───── SUPPLIED MATERIAL
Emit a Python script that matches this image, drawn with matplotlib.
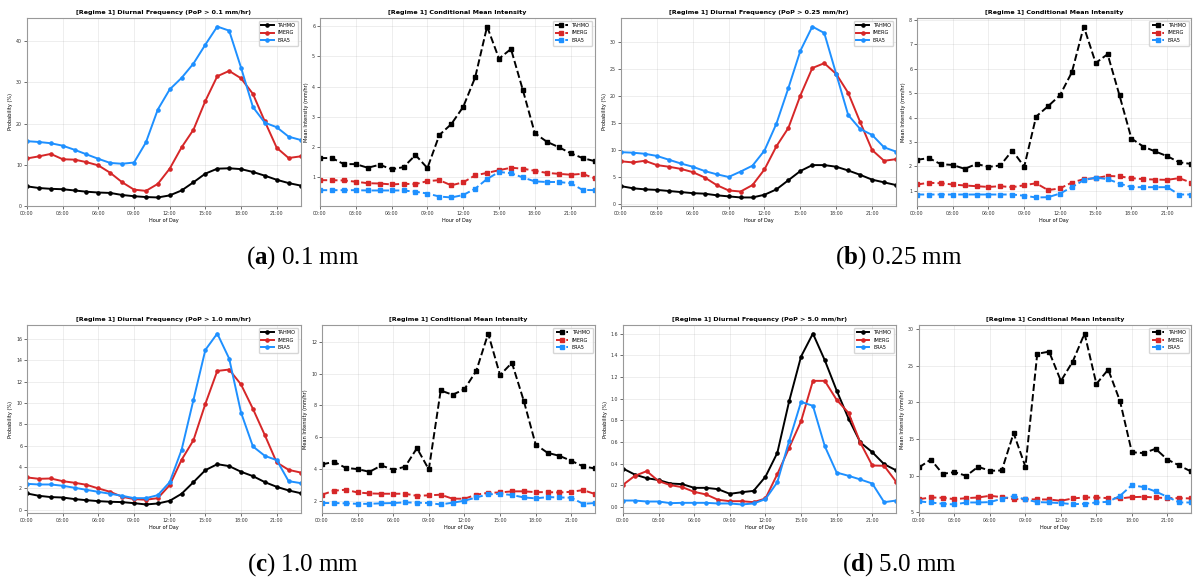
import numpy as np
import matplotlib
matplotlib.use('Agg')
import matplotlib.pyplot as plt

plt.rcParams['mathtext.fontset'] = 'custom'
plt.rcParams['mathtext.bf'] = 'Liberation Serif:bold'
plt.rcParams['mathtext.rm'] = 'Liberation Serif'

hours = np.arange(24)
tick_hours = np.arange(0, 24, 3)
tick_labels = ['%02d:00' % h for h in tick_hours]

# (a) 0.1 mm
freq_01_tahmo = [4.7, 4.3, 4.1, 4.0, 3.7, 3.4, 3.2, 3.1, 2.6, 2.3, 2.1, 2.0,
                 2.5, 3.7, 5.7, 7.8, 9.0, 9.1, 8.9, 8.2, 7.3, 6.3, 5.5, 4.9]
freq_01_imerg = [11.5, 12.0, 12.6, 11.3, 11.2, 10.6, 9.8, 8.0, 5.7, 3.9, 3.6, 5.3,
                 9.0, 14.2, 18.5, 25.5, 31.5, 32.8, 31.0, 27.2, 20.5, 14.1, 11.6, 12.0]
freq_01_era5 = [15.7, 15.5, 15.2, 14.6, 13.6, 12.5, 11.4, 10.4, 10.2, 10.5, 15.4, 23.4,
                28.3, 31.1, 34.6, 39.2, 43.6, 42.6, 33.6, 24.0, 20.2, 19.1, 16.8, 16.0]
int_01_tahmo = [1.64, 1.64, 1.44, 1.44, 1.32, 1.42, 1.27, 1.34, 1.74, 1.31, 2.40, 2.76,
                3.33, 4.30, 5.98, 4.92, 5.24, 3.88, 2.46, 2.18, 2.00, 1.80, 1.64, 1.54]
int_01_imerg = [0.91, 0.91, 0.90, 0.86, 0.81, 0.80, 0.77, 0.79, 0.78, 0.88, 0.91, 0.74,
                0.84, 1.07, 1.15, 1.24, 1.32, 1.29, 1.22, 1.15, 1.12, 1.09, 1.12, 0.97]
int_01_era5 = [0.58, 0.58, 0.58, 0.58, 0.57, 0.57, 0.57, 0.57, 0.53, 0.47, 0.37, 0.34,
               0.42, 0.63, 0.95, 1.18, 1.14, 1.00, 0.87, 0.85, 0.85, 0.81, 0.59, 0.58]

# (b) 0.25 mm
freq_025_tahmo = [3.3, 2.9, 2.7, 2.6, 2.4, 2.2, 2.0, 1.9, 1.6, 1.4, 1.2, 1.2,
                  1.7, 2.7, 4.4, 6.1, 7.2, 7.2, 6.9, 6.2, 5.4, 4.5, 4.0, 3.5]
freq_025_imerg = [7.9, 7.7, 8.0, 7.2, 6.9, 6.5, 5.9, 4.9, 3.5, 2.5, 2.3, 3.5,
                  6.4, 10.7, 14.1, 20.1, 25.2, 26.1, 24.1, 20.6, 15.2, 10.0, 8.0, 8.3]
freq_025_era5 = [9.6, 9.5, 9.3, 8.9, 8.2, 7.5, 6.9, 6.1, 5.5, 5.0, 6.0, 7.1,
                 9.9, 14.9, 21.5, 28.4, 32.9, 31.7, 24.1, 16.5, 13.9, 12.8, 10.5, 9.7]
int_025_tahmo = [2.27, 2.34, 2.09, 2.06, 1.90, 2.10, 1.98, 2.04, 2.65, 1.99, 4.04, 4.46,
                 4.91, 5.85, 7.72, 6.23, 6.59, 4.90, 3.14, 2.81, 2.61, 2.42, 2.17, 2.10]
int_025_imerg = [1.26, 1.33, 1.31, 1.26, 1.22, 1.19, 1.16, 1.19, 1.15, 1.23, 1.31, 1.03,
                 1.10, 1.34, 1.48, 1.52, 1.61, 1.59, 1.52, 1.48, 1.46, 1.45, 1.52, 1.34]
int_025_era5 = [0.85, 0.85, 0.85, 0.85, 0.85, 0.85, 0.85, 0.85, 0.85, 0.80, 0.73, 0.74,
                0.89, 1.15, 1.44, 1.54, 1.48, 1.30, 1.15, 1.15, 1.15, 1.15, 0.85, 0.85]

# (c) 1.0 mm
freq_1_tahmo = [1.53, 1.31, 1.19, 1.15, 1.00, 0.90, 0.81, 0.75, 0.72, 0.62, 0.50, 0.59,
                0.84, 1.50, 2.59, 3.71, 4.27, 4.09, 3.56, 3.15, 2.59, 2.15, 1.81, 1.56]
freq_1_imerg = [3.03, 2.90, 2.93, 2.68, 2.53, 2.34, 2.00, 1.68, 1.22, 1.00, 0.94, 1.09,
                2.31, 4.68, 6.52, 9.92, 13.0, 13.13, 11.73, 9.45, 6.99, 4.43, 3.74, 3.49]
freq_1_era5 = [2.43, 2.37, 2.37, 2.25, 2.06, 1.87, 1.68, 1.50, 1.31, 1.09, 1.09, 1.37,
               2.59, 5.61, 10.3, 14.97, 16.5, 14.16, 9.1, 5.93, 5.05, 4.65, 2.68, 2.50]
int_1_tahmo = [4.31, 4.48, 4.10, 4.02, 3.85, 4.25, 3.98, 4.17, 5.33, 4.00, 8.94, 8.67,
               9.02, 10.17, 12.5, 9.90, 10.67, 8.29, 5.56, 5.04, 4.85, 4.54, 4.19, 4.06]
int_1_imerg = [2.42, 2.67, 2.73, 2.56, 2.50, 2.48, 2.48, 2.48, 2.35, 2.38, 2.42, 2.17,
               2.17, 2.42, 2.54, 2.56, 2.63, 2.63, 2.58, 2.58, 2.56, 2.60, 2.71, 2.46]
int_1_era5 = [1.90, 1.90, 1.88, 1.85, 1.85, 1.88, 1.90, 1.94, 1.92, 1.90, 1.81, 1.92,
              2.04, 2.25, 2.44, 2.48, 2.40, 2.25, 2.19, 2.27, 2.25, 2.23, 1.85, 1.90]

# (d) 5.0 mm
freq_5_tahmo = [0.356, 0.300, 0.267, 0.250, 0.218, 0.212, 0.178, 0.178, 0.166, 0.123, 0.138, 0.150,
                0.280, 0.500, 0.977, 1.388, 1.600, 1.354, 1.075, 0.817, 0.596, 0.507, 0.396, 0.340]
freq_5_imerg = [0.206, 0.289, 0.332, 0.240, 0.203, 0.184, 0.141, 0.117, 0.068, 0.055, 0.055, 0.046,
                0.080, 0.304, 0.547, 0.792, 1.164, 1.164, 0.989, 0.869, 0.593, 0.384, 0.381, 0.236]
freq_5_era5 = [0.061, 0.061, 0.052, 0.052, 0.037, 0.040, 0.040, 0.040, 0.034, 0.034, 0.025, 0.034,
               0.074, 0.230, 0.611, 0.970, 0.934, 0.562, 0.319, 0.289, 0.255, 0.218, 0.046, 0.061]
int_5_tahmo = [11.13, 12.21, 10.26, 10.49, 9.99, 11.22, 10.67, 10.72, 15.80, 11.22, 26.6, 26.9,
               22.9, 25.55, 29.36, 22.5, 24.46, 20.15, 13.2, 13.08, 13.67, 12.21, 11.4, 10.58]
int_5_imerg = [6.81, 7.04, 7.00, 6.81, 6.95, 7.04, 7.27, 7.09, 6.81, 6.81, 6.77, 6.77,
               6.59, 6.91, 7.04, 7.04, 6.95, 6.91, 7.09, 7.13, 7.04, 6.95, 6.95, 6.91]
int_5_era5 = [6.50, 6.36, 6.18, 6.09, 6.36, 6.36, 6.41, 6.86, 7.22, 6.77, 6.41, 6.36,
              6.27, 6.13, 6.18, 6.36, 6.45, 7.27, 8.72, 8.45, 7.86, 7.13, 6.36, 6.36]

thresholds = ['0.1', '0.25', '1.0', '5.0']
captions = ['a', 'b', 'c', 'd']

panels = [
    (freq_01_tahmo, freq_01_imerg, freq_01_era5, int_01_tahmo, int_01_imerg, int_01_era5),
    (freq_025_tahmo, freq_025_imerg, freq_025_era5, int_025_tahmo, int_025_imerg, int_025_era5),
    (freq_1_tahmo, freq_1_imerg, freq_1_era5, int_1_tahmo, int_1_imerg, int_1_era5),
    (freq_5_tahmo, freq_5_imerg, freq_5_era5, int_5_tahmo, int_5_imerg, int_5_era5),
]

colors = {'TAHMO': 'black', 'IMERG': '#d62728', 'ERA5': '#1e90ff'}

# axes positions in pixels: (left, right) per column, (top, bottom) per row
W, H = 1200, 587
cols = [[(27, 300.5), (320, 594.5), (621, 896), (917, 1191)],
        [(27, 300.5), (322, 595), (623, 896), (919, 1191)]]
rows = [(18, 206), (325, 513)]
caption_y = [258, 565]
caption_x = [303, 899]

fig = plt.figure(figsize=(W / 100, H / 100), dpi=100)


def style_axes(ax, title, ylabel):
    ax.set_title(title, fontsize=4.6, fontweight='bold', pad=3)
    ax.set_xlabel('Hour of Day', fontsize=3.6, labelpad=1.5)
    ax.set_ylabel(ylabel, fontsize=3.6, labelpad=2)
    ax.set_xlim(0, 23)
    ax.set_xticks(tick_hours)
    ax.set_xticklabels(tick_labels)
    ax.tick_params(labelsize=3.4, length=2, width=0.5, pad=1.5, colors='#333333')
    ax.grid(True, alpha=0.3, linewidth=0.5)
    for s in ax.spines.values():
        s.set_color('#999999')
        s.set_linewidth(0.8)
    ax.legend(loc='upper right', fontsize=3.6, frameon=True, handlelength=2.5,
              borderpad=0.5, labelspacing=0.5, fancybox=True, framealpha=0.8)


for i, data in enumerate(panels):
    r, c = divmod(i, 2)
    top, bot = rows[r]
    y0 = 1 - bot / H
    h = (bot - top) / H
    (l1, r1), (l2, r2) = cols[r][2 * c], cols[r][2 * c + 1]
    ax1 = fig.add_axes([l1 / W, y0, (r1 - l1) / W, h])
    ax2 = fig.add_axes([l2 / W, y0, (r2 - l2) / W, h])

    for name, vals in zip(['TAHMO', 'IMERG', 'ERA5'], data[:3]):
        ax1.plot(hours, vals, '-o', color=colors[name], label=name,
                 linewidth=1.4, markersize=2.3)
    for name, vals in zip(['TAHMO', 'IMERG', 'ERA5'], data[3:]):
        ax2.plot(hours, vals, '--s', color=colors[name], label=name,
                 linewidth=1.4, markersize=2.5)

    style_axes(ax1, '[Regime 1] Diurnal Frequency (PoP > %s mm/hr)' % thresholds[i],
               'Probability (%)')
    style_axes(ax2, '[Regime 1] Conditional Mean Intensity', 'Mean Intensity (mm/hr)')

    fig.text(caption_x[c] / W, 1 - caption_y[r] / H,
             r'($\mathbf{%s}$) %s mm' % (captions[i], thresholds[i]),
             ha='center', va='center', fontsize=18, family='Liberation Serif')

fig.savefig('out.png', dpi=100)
──────────
YOUR GOAL -
Pictures are excluded; extract exactly the lines from the start of the data through the line that holds "import matplotlib.pyplot as plt", both ends included.

REPLY -
Emit a Python script that matches this image, drawn with matplotlib.
import numpy as np
import matplotlib
matplotlib.use('Agg')
import matplotlib.pyplot as plt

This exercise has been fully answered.